Overview
Holocaust survivor Faigla Fischel Moncznik shared her story at Thursday’s annual Kristallnacht commemoration hosted by the city of Corona and Congregation Beth Shalom at the Corona Public Library.
When Faigla Fischel Moncznik was 11 years old, she was taken from her family and loaded onto a cattle car bound for Neusalz—a forced-labor camp in Nazi-occupied Poland.
“My brother…ran up to me and said, ‘Don’t cry. My mother [is] gonna come and pick you up,’” Fischel Moncznik said. “I never saw them again.”
Fischel Moncznik shared her story as a Holocaust survivor at Thursday’s annual Kristallnacht commemoration hosted by the city of Corona and Congregation Beth Shalom at the Corona Public Library.

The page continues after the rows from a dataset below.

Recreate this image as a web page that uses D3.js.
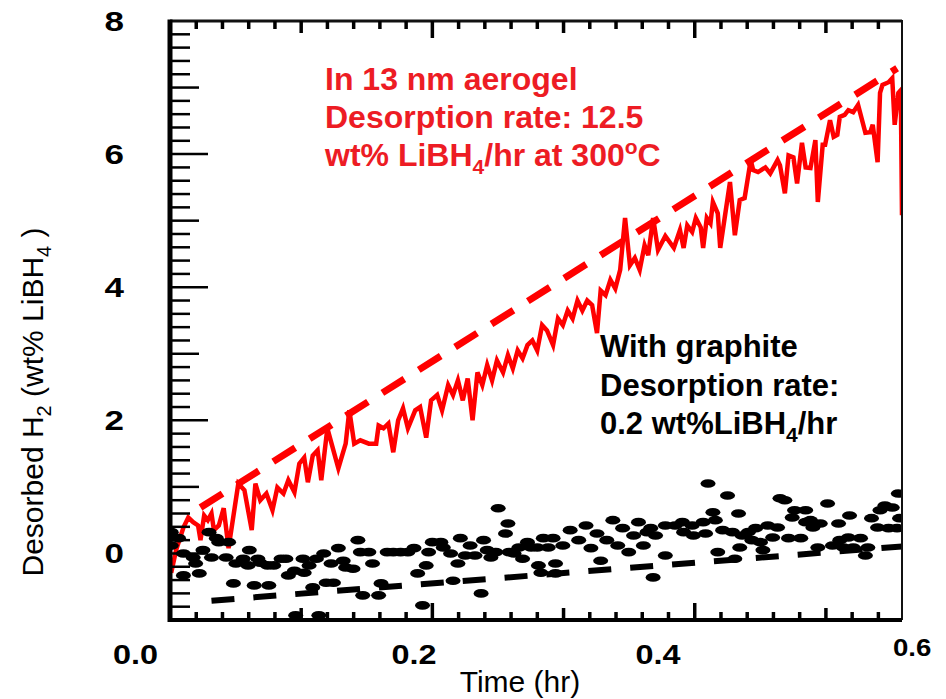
<!DOCTYPE html>
<html>
<head>
<meta charset="utf-8">
<script src="https://cdn.jsdelivr.net/npm/d3@7"></script>
<style>
  body { margin: 0; background: #fff; }
  text { font-family: "Liberation Sans", Arial, sans-serif; }
</style>
</head>
<body>
<div id="chart"></div>
<script>
// x labels as printed on the figure, and y labels
var xLabelValues = [0, 0.2, 0.4, 0.6]
var xLabelText = ["0.0", "0.2", "0.4", "0.6"]
var yLabelValues = [0, 2, 4, 6, 8]

// tick marks of the original axis (hours, drawn over a 0..0.558 hr span)
var xTickMinor = d3.range(0, 0.5401, 0.02)
var xTickMid = [0.1, 0.3, 0.5]
var xTickMajor = [0, 0.2, 0.4]
var yTickMinor = d3.range(-1, 8.001, 0.2)

// aerogel run: [time hr, desorbed H2 wt%]
var aerogelRun = [
  [0.001,-0.29],[0.005,0.05],[0.011,0.39],[0.015,0.54],[0.019,0.47],[0.023,0.42],[0.025,0.20],
  [0.028,0.57],[0.031,0.50],[0.034,0.60],[0.036,0.35],[0.040,0.42],[0.044,0.68],[0.048,0.08],
  [0.056,1.05],[0.061,0.95],[0.067,0.35],[0.070,1.05],[0.074,0.80],[0.079,0.90],[0.084,0.65],
  [0.088,0.99],[0.093,0.90],[0.097,1.10],[0.102,0.92],[0.106,1.35],[0.110,1.44],[0.113,1.07],
  [0.117,1.47],[0.121,1.55],[0.124,1.10],[0.129,1.88],[0.138,1.28],[0.144,1.65],[0.147,2.15],
  [0.151,1.65],[0.156,1.70],[0.163,1.65],[0.169,1.65],[0.171,1.92],[0.175,1.88],[0.179,1.95],
  [0.183,1.52],[0.187,2.00],[0.191,2.18],[0.195,1.88],[0.201,2.15],[0.205,2.20],[0.210,1.74],
  [0.214,2.30],[0.219,2.38],[0.223,2.15],[0.228,2.53],[0.232,2.38],[0.236,2.60],[0.240,2.30],
  [0.244,2.63],[0.248,2.00],[0.252,2.72],[0.256,2.53],[0.260,2.83],[0.264,2.60],[0.268,2.90],
  [0.273,2.72],[0.277,2.98],[0.281,2.78],[0.285,3.05],[0.289,2.93],[0.293,3.13],[0.297,3.20],
  [0.301,3.05],[0.305,3.43],[0.309,3.35],[0.314,3.13],[0.318,3.53],[0.322,3.43],[0.326,3.65],
  [0.330,3.53],[0.334,3.80],[0.338,3.65],[0.342,3.80],[0.346,3.73],[0.350,3.31],[0.353,3.95],
  [0.357,3.88],[0.361,4.11],[0.365,3.98],[0.369,4.26],[0.373,5.04],[0.377,4.33],[0.381,4.44],
  [0.385,4.26],[0.389,4.63],[0.392,4.48],[0.396,5.04],[0.400,4.56],[0.406,4.77],[0.413,4.59],
  [0.418,4.86],[0.421,4.59],[0.424,4.93],[0.428,4.83],[0.431,5.04],[0.435,4.90],[0.437,4.59],
  [0.440,5.04],[0.443,4.96],[0.445,5.28],[0.449,5.11],[0.451,4.59],[0.459,5.58],[0.463,4.78],
  [0.467,5.31],[0.471,5.34],[0.476,5.91],[0.478,5.76],[0.482,5.73],[0.488,5.80],[0.492,5.71],
  [0.498,5.91],[0.500,5.83],[0.504,5.41],[0.507,5.98],[0.511,5.95],[0.514,5.56],[0.518,6.17],
  [0.521,5.80],[0.525,5.79],[0.529,6.21],[0.531,5.28],[0.535,6.14],[0.537,6.14],[0.541,6.51],
  [0.544,6.26],[0.547,6.29],[0.549,6.56],[0.553,6.59],[0.556,6.66],[0.560,6.63],[0.564,6.74],
  [0.570,6.32],[0.574,6.33],[0.576,6.44],[0.580,5.88],[0.582,6.92],[0.584,7.04],[0.589,7.08],
  [0.592,7.14],[0.594,6.44],[0.597,6.92],[0.599,6.96],[0.600,5.08]
]

// graphite run: [time hr, desorbed H2 wt%]
var graphiteRun = [
  [0.000,0.12],[0.001,0.32],[0.001,0.12],[0.007,0.23],[0.011,-0.33],[0.011,0.00],[0.019,-0.06],
  [0.021,-0.15],[0.024,-0.30],[0.027,0.05],[0.032,0.32],[0.034,-0.06],[0.038,0.23],[0.040,0.17],
  [0.046,-0.06],[0.048,0.17],[0.052,-0.45],[0.054,-0.15],[0.060,-0.08],[0.064,-0.18],[0.065,0.05],
  [0.069,-0.48],[0.072,-0.08],[0.074,-0.14],[0.080,-0.18],[0.081,-0.48],[0.085,-0.18],[0.091,-0.08],
  [0.095,-0.08],[0.097,-0.33],[0.102,-0.26],[0.103,-0.93],[0.109,-0.08],[0.110,-0.29],[0.114,-0.18],
  [0.117,-0.51],[0.120,-0.08],[0.122,-0.93],[0.126,0.00],[0.128,-0.44],[0.132,-0.15],[0.134,-0.44],
  [0.138,0.08],[0.142,-0.11],[0.144,-0.21],[0.150,-0.23],[0.154,0.20],[0.156,0.02],[0.158,-0.63],
  [0.163,0.02],[0.166,-0.15],[0.171,-0.63],[0.173,-0.45],[0.178,0.02],[0.183,0.02],[0.189,0.02],
  [0.195,0.02],[0.200,0.08],[0.203,-0.30],[0.207,-0.78],[0.210,-0.18],[0.212,0.02],[0.215,0.17],
  [0.222,0.17],[0.224,0.09],[0.230,0.00],[0.232,-0.41],[0.236,-0.15],[0.238,0.23],[0.242,-0.03],
  [0.246,0.12],[0.250,-0.03],[0.255,-0.60],[0.257,0.20],[0.260,0.05],[0.263,-0.06],[0.267,0.02],
  [0.269,0.68],[0.275,0.30],[0.277,0.45],[0.278,0.02],[0.282,0.00],[0.286,0.09],[0.289,-0.08],
  [0.293,0.17],[0.296,0.09],[0.301,0.09],[0.302,-0.18],[0.304,-0.29],[0.306,0.23],[0.310,0.09],
  [0.314,0.23],[0.316,-0.15],[0.316,-0.30],[0.322,0.12],[0.328,0.35],[0.335,0.20],[0.341,0.42],
  [0.345,0.08],[0.350,0.30],[0.353,-0.11],[0.358,0.20],[0.363,0.50],[0.367,0.12],[0.371,0.38],
  [0.376,0.02],[0.380,0.27],[0.384,0.47],[0.388,0.12],[0.391,0.32],[0.394,0.38],[0.396,-0.36],
  [0.398,0.27],[0.406,-0.03],[0.406,0.42],[0.414,0.42],[0.420,0.47],[0.421,0.32],[0.428,0.42],
  [0.429,0.27],[0.437,0.47],[0.439,0.30],[0.441,1.05],[0.445,0.62],[0.447,0.50],[0.449,0.02],
  [0.453,0.35],[0.457,0.87],[0.461,0.32],[0.466,0.60],[0.463,-0.08],[0.467,0.09],[0.469,0.27],
  [0.474,0.32],[0.477,0.20],[0.480,0.38],[0.484,0.17],[0.486,0.05],[0.490,0.42],[0.494,0.24],
  [0.498,0.39],[0.500,0.83],[0.504,0.80],[0.507,0.23],[0.510,0.54],[0.512,0.65],[0.517,0.23],
  [0.521,0.65],[0.521,0.47],[0.525,0.50],[0.527,0.39],[0.531,0.09],[0.533,0.45],[0.539,0.75],
  [0.543,0.12],[0.548,0.45],[0.549,0.20],[0.552,0.09],[0.556,0.24],[0.557,0.57],[0.560,0.09],
  [0.566,0.23],[0.570,-0.03],[0.572,0.09],[0.575,0.53],[0.580,0.39],[0.582,0.65],[0.586,0.72],
  [0.589,0.38],[0.592,0.69],[0.596,0.38],[0.597,0.90],[0.598,0.53]
]

// linear fits
var aerogelFit = [[0.025, 0.69], [0.596, 7.29]]
var graphiteFit = [[0.034, -0.71], [0.600, 0.105]]

var width = 946, height = 699
var pLeft = 170, pRight = 902, pTop = 21, pBottom = 620

var x = d3.scaleLinear().domain([0, 0.6]).range([pLeft, pRight])
var xTick = d3.scaleLinear().domain([0, 0.558]).range([pLeft, pRight])
var y = d3.scaleLinear().domain([-1, 8]).range([pBottom, pTop])

var svg = d3.select("#chart").append("svg")
  .attr("width", width).attr("height", height)

svg.append("defs").append("clipPath").attr("id", "plotClip")
  .append("rect").attr("x", pLeft).attr("y", pTop)
  .attr("width", pRight - pLeft).attr("height", pBottom - pTop)

var plot = svg.append("g").attr("clip-path", "url(#plotClip)")

var line = d3.line().x(function(d){ return x(d[0]) }).y(function(d){ return y(d[1]) })

plot.append("path").datum(aerogelRun).attr("d", line)
  .attr("fill", "none").attr("stroke", "#ff0000").attr("stroke-width", 4.5)

plot.selectAll(".dot").data(graphiteRun).enter().append("ellipse")
  .attr("class", "dot")
  .attr("cx", function(d){ return x(d[0]) })
  .attr("cy", function(d){ return y(d[1]) })
  .attr("rx", 7.5).attr("ry", 4.3)
  .attr("fill", "#000")

plot.append("path").datum(aerogelFit).attr("d", line)
  .attr("fill", "none").attr("stroke", "#ff0000").attr("stroke-width", 7)
  .attr("stroke-dasharray", "26,17")

plot.append("path").datum(graphiteFit).attr("d", line)
  .attr("fill", "none").attr("stroke", "#000").attr("stroke-width", 6)
  .attr("stroke-dasharray", "23,19")

// frame
svg.append("line").attr("x1", pLeft).attr("x2", pRight).attr("y1", pTop).attr("y2", pTop)
  .attr("stroke", "#111").attr("stroke-width", 3)
svg.append("line").attr("x1", pRight).attr("x2", pRight).attr("y1", pTop - 1).attr("y2", pBottom)
  .attr("stroke", "#111").attr("stroke-width", 2)
svg.append("line").attr("x1", pLeft - 2).attr("x2", pRight).attr("y1", pBottom).attr("y2", pBottom)
  .attr("stroke", "#000").attr("stroke-width", 4)
svg.append("line").attr("x1", pLeft).attr("x2", pLeft).attr("y1", pTop - 1.5).attr("y2", pBottom + 2)
  .attr("stroke", "#000").attr("stroke-width", 5)

function xTickLen(v){
  if (xTickMajor.some(function(m){ return Math.abs(m - v) < 1e-6 })) return 17
  if (xTickMid.some(function(m){ return Math.abs(m - v) < 1e-6 })) return 12
  return 8
}

// top and bottom tick marks
var xTicks = xTickMinor.filter(function(v){ return v > 0.001 })
svg.append("g").selectAll("line").data(xTicks).enter().append("line")
  .attr("x1", function(d){ return xTick(d) }).attr("x2", function(d){ return xTick(d) })
  .attr("y1", pTop).attr("y2", function(d){ return pTop + xTickLen(d) })
  .attr("stroke", "#000").attr("stroke-width", 3.5)
svg.append("g").selectAll("line").data(xTicks).enter().append("line")
  .attr("x1", function(d){ return xTick(d) }).attr("x2", function(d){ return xTick(d) })
  .attr("y1", pBottom).attr("y2", function(d){ return pBottom - xTickLen(d) })
  .attr("stroke", "#000").attr("stroke-width", 3.5)

// left tick marks
function yTickLen(v){
  var r = Math.round(v * 5) / 5
  if (Math.abs(r - Math.round(r)) < 1e-6) return Math.round(r) % 2 === 0 ? 38 : 29
  return 20
}
svg.append("g").selectAll("line").data(yTickMinor.slice(1, -1)).enter().append("line")
  .attr("x1", pLeft).attr("x2", function(d){ return pLeft + yTickLen(d) })
  .attr("y1", function(d){ return y(d) }).attr("y2", function(d){ return y(d) })
  .attr("stroke", "#000").attr("stroke-width", 2.5)

// tick labels (the figure's digits are a little wider than tall)
svg.append("g").selectAll("text").data(yLabelValues).enter().append("text")
  .attr("transform", function(d){ return "translate(124," + (y(d) + 10) + ") scale(1.25,1)" })
  .attr("text-anchor", "end").style("font-size", "28px").style("font-weight", "bold")
  .text(function(d){ return d })

var last = xLabelValues.length - 1
svg.append("g").selectAll("text").data(xLabelValues).enter().append("text")
  .attr("transform", function(d, i){
    var px = x(d)
    if (i === 0) px -= 12
    if (i === last) px -= 9
    return "translate(" + px + "," + (i === last ? 656 : 664) + ") scale(1.2,1)"
  })
  .attr("text-anchor", function(d, i){
    if (i === 0) return "end"
    if (i === last) return "start"
    return "middle"
  })
  .style("font-size", function(d, i){ return i === last ? "23px" : "27px" })
  .style("font-weight", "bold")
  .text(function(d, i){ return xLabelText[i] })

// axis titles
svg.append("text").attr("x", 520).attr("y", 692).attr("text-anchor", "middle")
  .style("font-size", "30px").text("Time (hr)")

var yt = svg.append("text").attr("transform", "translate(43,402) rotate(-90)")
  .attr("text-anchor", "middle").style("font-size", "30px")
yt.append("tspan").text("Desorbed H")
yt.append("tspan").text("2").style("font-size", "20px").attr("dy", 8)
yt.append("tspan").text(" (wt% LiBH").attr("dy", -8)
yt.append("tspan").text("4").style("font-size", "20px").attr("dy", 8)
yt.append("tspan").text(" )").attr("dy", -8)

// annotations
var red = "#ed1c24"
var a = svg.append("g").attr("fill", red).style("font-size", "32px").style("font-weight", "bold")
a.append("text").attr("x", 325).attr("y", 90).text("In 13 nm aerogel")
a.append("text").attr("x", 325).attr("y", 128).text("Desorption rate: 12.5")
var a3 = a.append("text").attr("x", 325).attr("y", 166)
a3.append("tspan").text("wt% LiBH")
a3.append("tspan").text("4").style("font-size", "21px").attr("dy", 8)
a3.append("tspan").text("/hr at 300").attr("dy", -8)
a3.append("tspan").text("o").style("font-size", "21px").attr("dy", -12)
a3.append("tspan").text("C").attr("dy", 12)

var b = svg.append("g").attr("fill", "#000").style("font-size", "31px").style("font-weight", "bold")
b.append("text").attr("x", 600).attr("y", 357).text("With graphite")
b.append("text").attr("x", 600).attr("y", 396).text("Desorption rate:")
var b3 = b.append("text").attr("x", 600).attr("y", 434)
b3.append("tspan").text("0.2 wt%LiBH")
b3.append("tspan").text("4").style("font-size", "21px").attr("dy", 8)
b3.append("tspan").text("/hr").attr("dy", -8)
</script>
</body>
</html>
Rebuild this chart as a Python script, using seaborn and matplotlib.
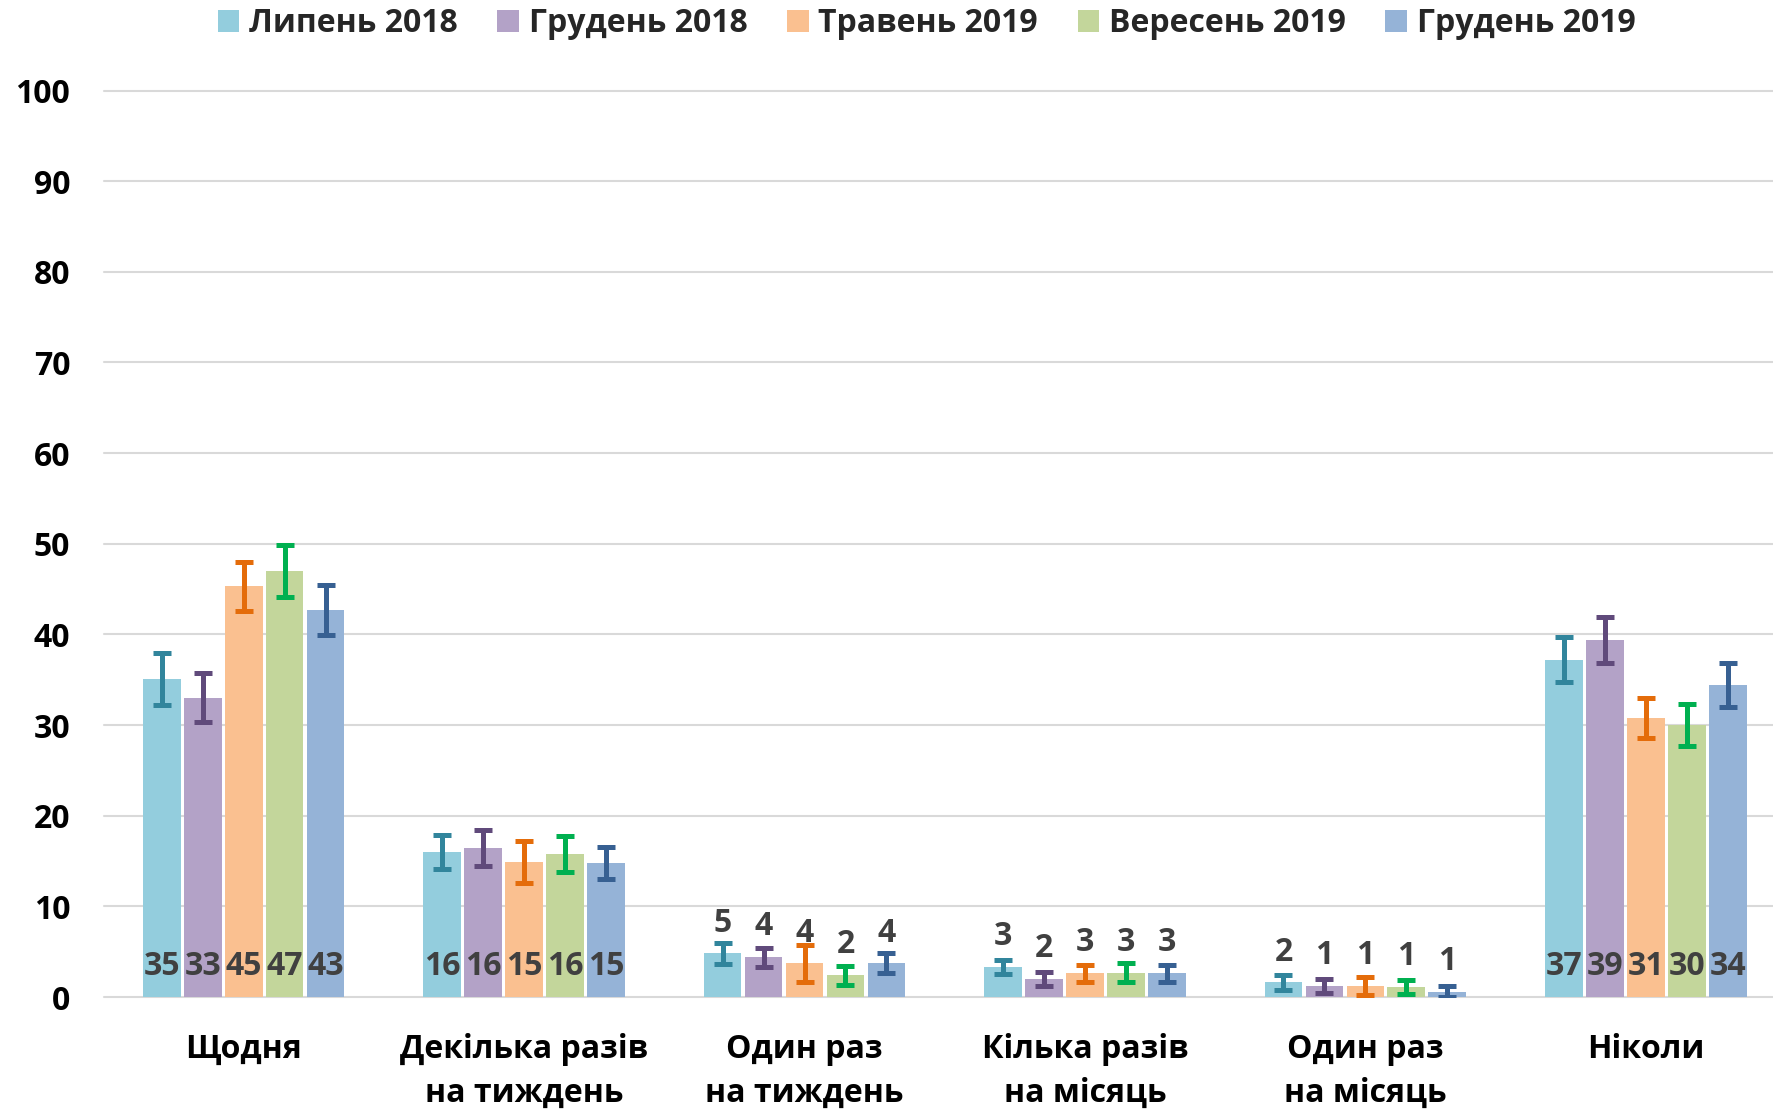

Kristallnacht, also known as the Night of Broken Glass, was an overnight campaign in which Nazis in Germany torched synagogues, vandalized Jewish homes, schools and businesses and killed close to 100 Jewish people. Following the violence, approximately 30,000 Jewish men were arrested and sent to Nazi concentration camps.
The event was held just one week after Riverside County supervisors adopted a resolution condemning a recent rise in antisemitism.
“The hope was that we’re gonna go home and we’re gonna find everything normal,” Fischel Moncznik said. “This was our hope, and we went on and we didn’t know how long [we would be there].”
She said she was made to work between 10 and 12 hours a day in a factory that made the material for clothing worn for Nazi soldiers. She said the prisoners would get a bowl of soup when they got home from working and, every few days, were also given a piece of bread.
She spent four years at Neusalz before being forced to march to Flossenburg—a concentration camp 200 miles away in southeast Germany—along with the other girls and women at the camp.
“One thousand girls must have died; 200 girls survived,” she said. “The survival was because we hoped that we’re gonna go home, we’re gonna have a normal life, we’ll find our parents, and unfortunately, we did not.”
Once they got to Flossenburg, she said they were told to take off and throw away their clothes and shoes so they could take a shower. The shower was meant to precede their mass killing in a gas chamber, but that did not happen because the allied forces were too close for the Nazis to get rid of the bodies.
“So they turned off [the gas] and they gave us a shower,” Fischel Moncznik said. “And we took the shower and they put us in the barracks and then we sat there and waited and waited.”
After a few days of waiting in the barracks, they were loaded into cattle cars destined for Bergen Belsen concentration camp.
“When they fell out of the cattle cars after this long journey, that’s when they stepped over the bodies,” Penny Lindenbaum, Fischel Moncznik’s daughter, said. “There were piles and piles of bodies, and she said she didn’t know if she would be the next body on that pile.”
On April 15, 1945, British soldiers liberated the camp at Bergen Belsen. Inside they found approximately 60,000 prisoners inside, among them Fischel Moncznik.
“I went out, and I was standing in distress,” she said. “I went out and I stood in the strip and I was crying. [A soldier] asked, ‘Why are you crying?’ I said, ‘I don’t know who I am. I don’t know my name and who I am.’”
After being liberated, Fischel Moncznik—who was the youngest of five children—was eventually reunited with two of her siblings, a sister and a brother. She got married to a man named Berl Moncznik, immigrated to Israel, gave birth to her daughter [Lindenbaum] and then moved to The Bronx, a borough of New York City.
“I didn’t want to bring up a child in Germany,” Fischel Moncznik said. “I wanted to go to a Jewish country where they would recognize me and the child, that’s why I went. I never forget, I don’t hate them, but I don’t like them, and I never forget.”
Fischel Moncznik is now 94 years old and lives in an independent living facility in New Jersey. Lindenbaum currently resides in Henderson, Nevada.